== What the task asks ==
Below this line are records; write out exactly the lines from the one containing "Clone this chart in D3.js." through the one containing "var channels = d3.range(1280, 2560, 5);", with the pictures left out.

== Supplied material ==
################
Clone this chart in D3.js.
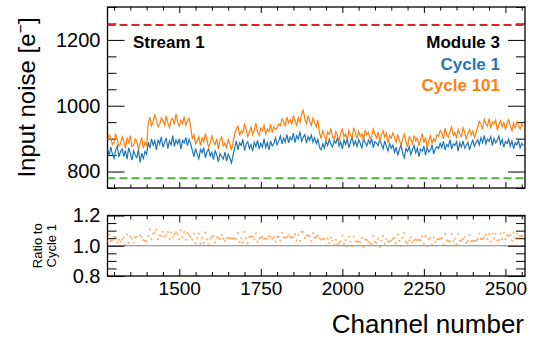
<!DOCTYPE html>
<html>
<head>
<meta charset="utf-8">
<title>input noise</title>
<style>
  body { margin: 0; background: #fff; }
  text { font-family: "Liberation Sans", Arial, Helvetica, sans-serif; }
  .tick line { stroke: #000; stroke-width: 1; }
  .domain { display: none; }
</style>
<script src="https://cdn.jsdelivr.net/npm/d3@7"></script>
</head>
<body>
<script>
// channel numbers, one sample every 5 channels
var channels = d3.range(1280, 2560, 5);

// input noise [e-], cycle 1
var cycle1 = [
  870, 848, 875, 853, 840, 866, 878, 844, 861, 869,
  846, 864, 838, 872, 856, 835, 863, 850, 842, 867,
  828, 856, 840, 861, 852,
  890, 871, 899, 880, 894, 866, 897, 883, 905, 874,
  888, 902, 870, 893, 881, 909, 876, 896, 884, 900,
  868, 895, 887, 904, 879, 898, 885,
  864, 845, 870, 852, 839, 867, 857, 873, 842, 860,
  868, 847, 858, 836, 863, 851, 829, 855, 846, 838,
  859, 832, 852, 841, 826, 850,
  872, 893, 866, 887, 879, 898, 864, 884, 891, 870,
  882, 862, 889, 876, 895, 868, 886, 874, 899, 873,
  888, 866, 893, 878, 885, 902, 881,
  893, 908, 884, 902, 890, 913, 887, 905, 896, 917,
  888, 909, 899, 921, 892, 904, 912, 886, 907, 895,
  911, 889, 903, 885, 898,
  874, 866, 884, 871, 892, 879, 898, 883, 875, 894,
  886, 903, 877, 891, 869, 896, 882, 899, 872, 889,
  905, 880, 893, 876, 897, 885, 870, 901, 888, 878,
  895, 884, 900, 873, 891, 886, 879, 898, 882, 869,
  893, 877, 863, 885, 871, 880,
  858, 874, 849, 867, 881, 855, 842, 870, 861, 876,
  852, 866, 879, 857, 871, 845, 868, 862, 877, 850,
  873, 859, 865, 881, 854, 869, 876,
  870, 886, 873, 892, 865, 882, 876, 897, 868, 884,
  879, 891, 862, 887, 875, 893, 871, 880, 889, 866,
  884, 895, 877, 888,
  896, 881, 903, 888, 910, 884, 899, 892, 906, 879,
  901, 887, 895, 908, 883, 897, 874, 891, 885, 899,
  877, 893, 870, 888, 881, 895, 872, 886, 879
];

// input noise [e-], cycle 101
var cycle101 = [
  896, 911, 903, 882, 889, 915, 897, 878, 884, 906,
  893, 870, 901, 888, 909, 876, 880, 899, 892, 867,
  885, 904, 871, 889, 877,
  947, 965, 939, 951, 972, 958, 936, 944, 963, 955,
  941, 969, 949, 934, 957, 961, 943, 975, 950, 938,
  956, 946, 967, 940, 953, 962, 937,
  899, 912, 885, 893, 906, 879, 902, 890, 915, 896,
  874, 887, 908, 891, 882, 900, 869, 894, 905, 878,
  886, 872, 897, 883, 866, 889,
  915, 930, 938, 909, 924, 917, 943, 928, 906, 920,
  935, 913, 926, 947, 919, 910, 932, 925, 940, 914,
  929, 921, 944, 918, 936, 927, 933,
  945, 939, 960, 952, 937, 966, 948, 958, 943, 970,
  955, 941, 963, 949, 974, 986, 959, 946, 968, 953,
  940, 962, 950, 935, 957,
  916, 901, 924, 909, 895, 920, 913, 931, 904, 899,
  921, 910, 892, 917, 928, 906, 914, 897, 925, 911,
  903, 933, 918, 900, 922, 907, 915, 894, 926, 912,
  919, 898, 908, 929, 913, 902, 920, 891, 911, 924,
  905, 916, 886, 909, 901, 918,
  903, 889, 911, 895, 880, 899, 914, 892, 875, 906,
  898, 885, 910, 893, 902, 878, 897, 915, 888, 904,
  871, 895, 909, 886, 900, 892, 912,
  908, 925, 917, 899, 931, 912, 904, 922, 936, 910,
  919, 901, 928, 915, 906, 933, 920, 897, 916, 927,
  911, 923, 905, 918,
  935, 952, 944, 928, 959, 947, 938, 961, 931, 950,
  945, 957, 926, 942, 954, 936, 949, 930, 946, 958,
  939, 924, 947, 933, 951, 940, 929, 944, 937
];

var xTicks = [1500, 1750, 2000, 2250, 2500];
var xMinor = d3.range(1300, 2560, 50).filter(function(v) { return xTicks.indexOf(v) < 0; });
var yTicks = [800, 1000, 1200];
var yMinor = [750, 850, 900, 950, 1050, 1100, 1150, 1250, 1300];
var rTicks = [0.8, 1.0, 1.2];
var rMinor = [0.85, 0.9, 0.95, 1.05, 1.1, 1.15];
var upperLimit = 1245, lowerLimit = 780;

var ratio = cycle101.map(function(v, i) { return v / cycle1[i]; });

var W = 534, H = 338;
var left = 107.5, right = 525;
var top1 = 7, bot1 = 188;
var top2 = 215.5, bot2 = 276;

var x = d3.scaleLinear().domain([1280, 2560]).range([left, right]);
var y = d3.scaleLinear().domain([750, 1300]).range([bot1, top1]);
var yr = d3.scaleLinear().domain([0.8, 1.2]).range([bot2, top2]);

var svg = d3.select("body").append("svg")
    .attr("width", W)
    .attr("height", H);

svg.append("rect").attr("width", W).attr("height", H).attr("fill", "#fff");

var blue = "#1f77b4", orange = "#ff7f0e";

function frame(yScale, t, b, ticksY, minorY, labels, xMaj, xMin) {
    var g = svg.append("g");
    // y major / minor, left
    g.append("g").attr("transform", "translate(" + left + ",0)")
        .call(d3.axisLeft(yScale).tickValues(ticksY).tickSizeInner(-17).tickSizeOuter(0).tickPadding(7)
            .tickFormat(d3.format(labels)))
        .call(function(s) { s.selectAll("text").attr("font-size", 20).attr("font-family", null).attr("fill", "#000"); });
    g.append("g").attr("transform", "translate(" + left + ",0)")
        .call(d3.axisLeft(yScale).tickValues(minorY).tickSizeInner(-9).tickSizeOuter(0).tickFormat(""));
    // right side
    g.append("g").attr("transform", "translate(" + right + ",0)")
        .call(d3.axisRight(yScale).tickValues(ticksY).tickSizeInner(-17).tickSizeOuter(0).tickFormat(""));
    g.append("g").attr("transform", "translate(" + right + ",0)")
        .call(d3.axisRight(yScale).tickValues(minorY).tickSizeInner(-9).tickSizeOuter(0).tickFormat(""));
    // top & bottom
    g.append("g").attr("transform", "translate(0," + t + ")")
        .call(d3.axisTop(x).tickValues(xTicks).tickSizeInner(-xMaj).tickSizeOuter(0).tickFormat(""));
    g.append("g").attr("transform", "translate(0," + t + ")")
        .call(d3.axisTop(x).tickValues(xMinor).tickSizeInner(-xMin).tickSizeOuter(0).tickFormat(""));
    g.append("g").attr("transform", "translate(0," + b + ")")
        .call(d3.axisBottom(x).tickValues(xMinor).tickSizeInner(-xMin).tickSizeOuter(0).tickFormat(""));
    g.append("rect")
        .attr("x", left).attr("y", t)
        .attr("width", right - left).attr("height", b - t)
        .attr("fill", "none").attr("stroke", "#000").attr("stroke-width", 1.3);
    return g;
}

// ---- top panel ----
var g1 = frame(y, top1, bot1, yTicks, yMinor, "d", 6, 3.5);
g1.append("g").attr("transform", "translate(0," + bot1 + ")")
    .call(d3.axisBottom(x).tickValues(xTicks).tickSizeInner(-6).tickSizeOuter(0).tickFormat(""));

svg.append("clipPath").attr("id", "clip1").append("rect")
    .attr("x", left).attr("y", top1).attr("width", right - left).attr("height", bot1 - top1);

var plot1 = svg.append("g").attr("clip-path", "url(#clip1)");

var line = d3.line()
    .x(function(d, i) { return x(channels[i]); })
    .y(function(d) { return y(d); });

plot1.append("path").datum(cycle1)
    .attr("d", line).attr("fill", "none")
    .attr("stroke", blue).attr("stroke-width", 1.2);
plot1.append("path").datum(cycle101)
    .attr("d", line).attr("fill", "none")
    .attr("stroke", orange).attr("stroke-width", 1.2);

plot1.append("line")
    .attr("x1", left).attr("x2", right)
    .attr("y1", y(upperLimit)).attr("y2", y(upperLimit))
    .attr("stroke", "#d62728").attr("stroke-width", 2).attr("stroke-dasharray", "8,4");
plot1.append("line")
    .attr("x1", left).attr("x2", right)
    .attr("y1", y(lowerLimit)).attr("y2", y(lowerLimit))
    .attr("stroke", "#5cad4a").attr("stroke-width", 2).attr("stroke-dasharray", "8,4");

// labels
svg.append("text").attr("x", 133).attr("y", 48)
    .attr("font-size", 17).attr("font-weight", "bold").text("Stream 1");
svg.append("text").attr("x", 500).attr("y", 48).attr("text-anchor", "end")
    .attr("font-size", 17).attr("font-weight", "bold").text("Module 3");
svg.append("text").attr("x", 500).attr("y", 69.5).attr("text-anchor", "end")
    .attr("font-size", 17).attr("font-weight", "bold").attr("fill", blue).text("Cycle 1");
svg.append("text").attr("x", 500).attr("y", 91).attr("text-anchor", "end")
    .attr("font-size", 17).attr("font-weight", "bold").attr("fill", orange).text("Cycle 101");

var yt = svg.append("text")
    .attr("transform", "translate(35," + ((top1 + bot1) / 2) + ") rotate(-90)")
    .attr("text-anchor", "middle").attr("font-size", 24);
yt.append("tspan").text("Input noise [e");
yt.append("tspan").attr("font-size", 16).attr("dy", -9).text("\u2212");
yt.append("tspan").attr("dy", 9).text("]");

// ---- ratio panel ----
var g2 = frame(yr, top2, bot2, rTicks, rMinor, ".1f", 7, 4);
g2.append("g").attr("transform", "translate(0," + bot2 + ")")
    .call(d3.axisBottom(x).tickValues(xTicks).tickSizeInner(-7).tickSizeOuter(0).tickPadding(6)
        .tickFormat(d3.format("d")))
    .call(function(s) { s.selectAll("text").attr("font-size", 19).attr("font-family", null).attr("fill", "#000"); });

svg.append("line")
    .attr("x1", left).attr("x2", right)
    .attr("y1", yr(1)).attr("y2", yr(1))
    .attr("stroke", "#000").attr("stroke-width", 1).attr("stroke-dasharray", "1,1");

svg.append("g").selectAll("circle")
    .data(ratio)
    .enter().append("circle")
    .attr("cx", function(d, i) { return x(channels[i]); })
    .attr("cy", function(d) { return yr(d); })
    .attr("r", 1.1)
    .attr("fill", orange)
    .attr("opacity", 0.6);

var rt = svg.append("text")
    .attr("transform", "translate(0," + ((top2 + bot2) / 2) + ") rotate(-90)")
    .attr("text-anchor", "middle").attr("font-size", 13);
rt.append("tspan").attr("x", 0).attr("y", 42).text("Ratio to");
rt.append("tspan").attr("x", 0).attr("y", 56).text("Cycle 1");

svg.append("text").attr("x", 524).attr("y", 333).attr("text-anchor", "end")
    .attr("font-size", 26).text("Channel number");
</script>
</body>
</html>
################
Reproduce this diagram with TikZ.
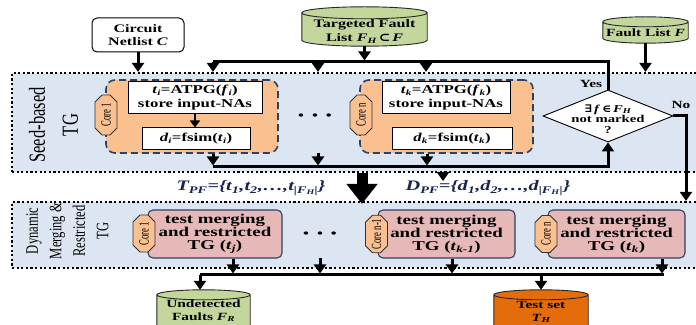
################
== Output for this exercise ==
Clone this chart in D3.js.
<!DOCTYPE html>
<html>
<head>
<meta charset="utf-8">
<title>input noise</title>
<style>
  body { margin: 0; background: #fff; }
  text { font-family: "Liberation Sans", Arial, Helvetica, sans-serif; }
  .tick line { stroke: #000; stroke-width: 1; }
  .domain { display: none; }
</style>
<script src="https://cdn.jsdelivr.net/npm/d3@7"></script>
</head>
<body>
<script>
// channel numbers, one sample every 5 channels
var channels = d3.range(1280, 2560, 5);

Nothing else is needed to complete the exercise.